_DATA LINES_
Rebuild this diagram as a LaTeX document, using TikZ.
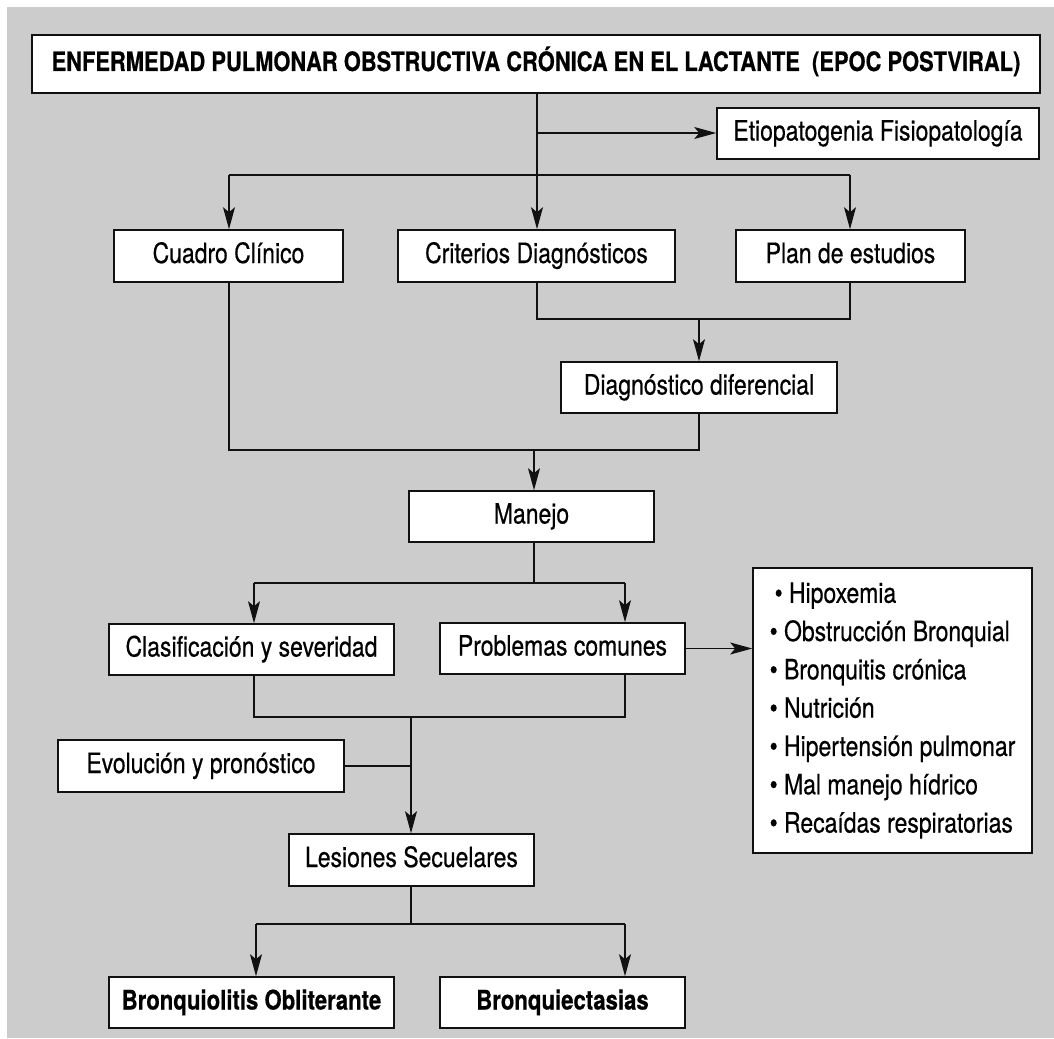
\documentclass[tikz,border=0pt]{standalone}
\usepackage{fontspec}
\setmainfont{TeX Gyre Heros}[FakeStretch=0.82, FakeBold=0.5]
\usetikzlibrary{arrows.meta}
\definecolor{bggray}{HTML}{CCCCCC}
\definecolor{ink}{HTML}{111111}
\tikzset{
  box/.style={draw=ink, line width=1.6pt, fill=white, inner sep=0pt,
    minimum height=52pt, text height=20pt, text depth=6pt,
    font=\fontsize{28}{34}\selectfont},
  boldbox/.style={box, font=\fontsize{27}{34}\selectfont\bfseries},
  titlebox/.style={box, minimum height=58pt, font=\fontsize{26.7}{32}\selectfont\bfseries},
  listbox/.style={draw=ink, line width=1.6pt, fill=white, inner sep=0pt,
    align=left, font=\fontsize{28}{38.3}\selectfont},
  ln/.style={draw=ink, line width=1.2pt},
  arr/.style={ln, -{Stealth[length=22pt,width=12pt,inset=5pt]}}
}
\begin{document}
\begin{tikzpicture}[x=1pt,y=-1pt]
\useasboundingbox (0,0) rectangle (1054,1038);
\fill[bggray] (7,7) rectangle (1054,1038);

% nodes
\node[titlebox, minimum width=1008pt] (title) at (536,64)
  {ENFERMEDAD PULMONAR OBSTRUCTIVA CRÓNICA EN EL LACTANTE\ \ (EPOC POSTVIRAL)};
\node[box, minimum width=322pt, minimum height=51pt] (etio) at (878,133.5) {Etiopatogenia Fisiopatología};
\node[box, minimum width=229pt] (cuadro) at (228.5,256) {Cuadro Clínico};
\node[box, minimum width=277pt] (crit) at (536.5,256) {Criterios Diagnósticos};
\node[box, minimum width=229pt] (plan) at (850.5,256) {Plan de estudios};
\node[box, minimum width=276pt, minimum height=51pt] (diag) at (699,387.5) {Diagnóstico diferencial};
\node[box, minimum width=245pt, minimum height=51pt] (manejo) at (531.5,516.5) {Manejo};
\node[box, minimum width=285pt, minimum height=51pt] (clasif) at (251.5,649.5) {Clasificación y severidad};
\node[box, minimum width=245pt, minimum height=51pt] (prob) at (562.5,648.5) {Problemas comunes};
\node[listbox, minimum width=279pt, minimum height=285pt] (list) at (892.5,710.5)
  {\hspace*{5pt}• Hipoxemia\\
   • Obstrucción Bronquial\\
   • Bronquitis crónica\\
   • Nutrición\\
   • Hipertensión pulmonar\\
   • Mal manejo hídrico\\
   • Recaídas respiratorias};
\node[box, minimum width=286pt] (evol) at (201,766) {Evolución y pronóstico};
\node[box, minimum width=245pt] (les) at (411.5,860) {Lesiones Secuelares};
\node[boldbox, minimum width=285pt, minimum height=51pt] (bo) at (251.5,1002.5) {Bronquiolitis Obliterante};
\node[boldbox, minimum width=245pt, minimum height=51pt] (be) at (562.5,1002.5) {Bronquiectasias};

% junction coordinates
\coordinate (t0) at (537,133);
\coordinate (t1) at (537,175);
\coordinate (l1) at (229,175);
\coordinate (r1) at (850,175);
\coordinate (c2) at (537,319);
\coordinate (m2) at (699,319);
\coordinate (p2) at (850,319);
\coordinate (c3) at (229,450);
\coordinate (m3) at (534,450);
\coordinate (d3) at (699,450);
\coordinate (m4) at (534,583);
\coordinate (l4) at (254,583);
\coordinate (r4) at (625,583);
\coordinate (l5) at (254,717);
\coordinate (m5) at (411,717);
\coordinate (r5) at (625,717);
\coordinate (e5) at (411,766);
\coordinate (m6) at (411,924);
\coordinate (l6) at (256,924);
\coordinate (r6) at (625,924);

% connectors
\draw[ln] (title.south -| t1) -- (t1);
\draw[arr] (t0) -- (etio.west |- t0);
\draw[ln] (l1) -- (r1);
\draw[arr] (l1) -- (cuadro.north -| l1);
\draw[arr] (t1) -- (crit.north -| t1);
\draw[arr] (r1) -- (plan.north -| r1);

\draw[ln] (crit.south -| c2) -- (c2) -- (p2) -- (plan.south -| p2);
\draw[arr] (m2) -- (diag.north -| m2);

\draw[ln] (cuadro.south -| c3) -- (c3) -- (d3) -- (diag.south -| d3);
\draw[arr] (m3) -- (manejo.north -| m3);

\draw[ln] (manejo.south -| m4) -- (m4);
\draw[ln] (l4) -- (r4);
\draw[arr] (l4) -- (clasif.north -| l4);
\draw[arr] (r4) -- (prob.north -| r4);
\draw[arr] (prob.east) -- (prob.east -| list.west);

\draw[ln] (clasif.south -| l5) -- (l5) -- (r5) -- (prob.south -| r5);
\draw[arr] (m5) -- (les.north -| m5);
\draw[ln] (evol.east) -- (e5);

\draw[ln] (les.south -| m6) -- (m6);
\draw[ln] (l6) -- (r6);
\draw[arr] (l6) -- (bo.north -| l6);
\draw[arr] (r6) -- (be.north -| r6);
\end{tikzpicture}
\end{document}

_EXERCISE BRIEF_
Omitting all pictures, restate exactly the lines of the material from its start through the line that contains "(7,7) rectangle (1054,1038);".

_FULL OUTPUT_
Rebuild this diagram as a LaTeX document, using TikZ.
\documentclass[tikz,border=0pt]{standalone}
\usepackage{fontspec}
\setmainfont{TeX Gyre Heros}[FakeStretch=0.82, FakeBold=0.5]
\usetikzlibrary{arrows.meta}
\definecolor{bggray}{HTML}{CCCCCC}
\definecolor{ink}{HTML}{111111}
\tikzset{
  box/.style={draw=ink, line width=1.6pt, fill=white, inner sep=0pt,
    minimum height=52pt, text height=20pt, text depth=6pt,
    font=\fontsize{28}{34}\selectfont},
  boldbox/.style={box, font=\fontsize{27}{34}\selectfont\bfseries},
  titlebox/.style={box, minimum height=58pt, font=\fontsize{26.7}{32}\selectfont\bfseries},
  listbox/.style={draw=ink, line width=1.6pt, fill=white, inner sep=0pt,
    align=left, font=\fontsize{28}{38.3}\selectfont},
  ln/.style={draw=ink, line width=1.2pt},
  arr/.style={ln, -{Stealth[length=22pt,width=12pt,inset=5pt]}}
}
\begin{document}
\begin{tikzpicture}[x=1pt,y=-1pt]
\useasboundingbox (0,0) rectangle (1054,1038);
\fill[bggray] (7,7) rectangle (1054,1038);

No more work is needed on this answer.